Does this mean that to onshore production these companies would have to make a multi-year plan to develop the domestic manufacturing capability? Or something else?
Paul Todd says
Late to the discussion, but a couple of notes from my apparel industry past:
On the lack shoemaking skills in the US – nobody is born with these skills, they are trained. The workforce in Central America didn’t have the skills when my company moved production there, and quality was terrible until the necessary training and experience was transferred. I suspect the same happens when Nike shows up at an impoverished village – there has to be a robust training plan.

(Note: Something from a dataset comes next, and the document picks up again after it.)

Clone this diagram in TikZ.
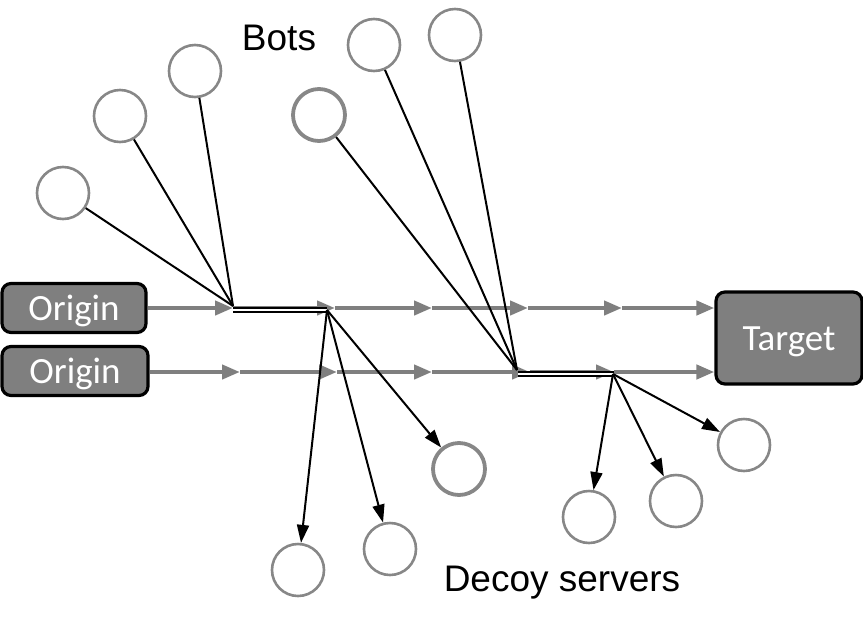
\documentclass[tikz,border=0pt]{standalone}
\usepackage{fontspec}
\setmainfont{Liberation Sans}
\newfontfamily\calfont{Carlito}
\usetikzlibrary{arrows.meta}
\definecolor{boxgray}{HTML}{7F7F7F}
\definecolor{ringgray}{HTML}{878787}
\begin{document}
\begin{tikzpicture}[x=1pt,y=-1pt,
  endbox/.style={draw=black,line width=3.2pt,fill=boxgray,rounded corners=9pt,
    text=white,font=\calfont\fontsize{37}{40}\selectfont,inner sep=0pt,
    text height=24pt,text depth=0pt},
  ring/.style={circle,draw=ringgray,line width=2.6pt,minimum size=52pt,inner sep=0pt},
  thickring/.style={ring,line width=3.8pt},
  flow/.style={draw=boxgray,line width=4.2pt,-{Triangle[length=18pt,width=14pt]}},
  botline/.style={draw=black,line width=2pt},
  decoyarrow/.style={draw=black,line width=2pt,-{Triangle[length=18pt,width=12pt]}},
  relay/.style={draw=black,double=white,line width=1.6pt,double distance=2.4pt},
  lbl/.style={font=\fontsize{37}{40}\selectfont,inner sep=0pt}]
\useasboundingbox (0,0) rectangle (863,630);
% boxes
\node[endbox,minimum width=144pt,minimum height=49pt] (o1) at (74,308) {Origin};
\node[endbox,minimum width=146pt,minimum height=49pt] (o2) at (75,371) {Origin};
\node[endbox,minimum width=146pt,minimum height=92pt] (t) at (789,338) {Target};
% bots
\node[ring] (b1) at (63,193) {};
\node[ring] (b2) at (120,116) {};
\node[ring] (b3) at (195,71) {};
\node[thickring] (b4) at (319,115) {};
\node[ring] (b5) at (374,45) {};
\node[ring] (b6) at (455,35) {};
% decoys
\node[ring] (d1) at (298,570) {};
\node[ring] (d2) at (390,549) {};
\node[thickring] (d3) at (459,469) {};
\node[ring] (d4) at (589,517) {};
\node[ring] (d5) at (676,501) {};
\node[ring] (d6) at (744,445) {};
% labels
\node[lbl] (bots) at (279,38) {Bots};
\node[lbl] (decoy) at (562,583) {Decoy servers};
% flow coordinates
\coordinate (u1) at (233,308);
\coordinate (u2) at (335,308);
\coordinate (u3) at (432,308);
\coordinate (u4) at (528,308);
\coordinate (u5) at (622,308);
\coordinate (l1) at (240,372);
\coordinate (l2) at (337,372);
\coordinate (l3) at (432,372);
\coordinate (l4) at (530,372);
\coordinate (l5) at (614,372);
\path[flow] (o1.east |- u1) -- (u1);
\path[flow] (u1) -- (u2);
\path[flow] (u2) -- (u3);
\path[flow] (u3) -- (u4);
\path[flow] (u4) -- (u5);
\path[flow] (u5) -- (t.west |- u5);
\path[flow] (o2.east |- l1) -- (l1);
\path[flow] (l1) -- (l2);
\path[flow] (l2) -- (l3);
\path[flow] (l3) -- (l4);
\path[flow] (l4) -- (l5);
\path[flow] (l5) -- (t.west |- l5);
% relays
\coordinate (j1a) at (233,306);
\coordinate (j1b) at (327,310);
\coordinate (j2a) at (517,370);
\coordinate (j2b) at (613,374);
\path[relay] (233,310) -- (327,310);
\path[relay] (518,374) -- (614,374);
% bot lines
\path[botline] (b1) -- (j1a);
\path[botline] (b2) -- (j1a);
\path[botline] (b3) -- (j1a);
\path[botline] (b4) -- (j2a);
\path[botline] (b5) -- (j2a);
\path[botline] (b6) -- (j2a);
% decoy arrows
\path[decoyarrow] (j1b) -- (d1);
\path[decoyarrow] (j1b) -- (d2);
\path[decoyarrow] (j1b) -- (d3);
\path[decoyarrow] (j2b) -- (d4);
\path[decoyarrow] (j2b) -- (d5);
\path[decoyarrow] (j2b) -- (d6);
\end{tikzpicture}
\end{document}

On the 800,000 figure – productivity aside, apparel and footwear asembly are labor-intensive even in the leanest environment. The amazing hand-eye coordination and dexterity that all humans are born with costs billions to replicate in a machine. The clothes we’re wearing are the product of great technology, but in the end it comes down to skilled hands joining pieces of fabric through an industrial sewing machine.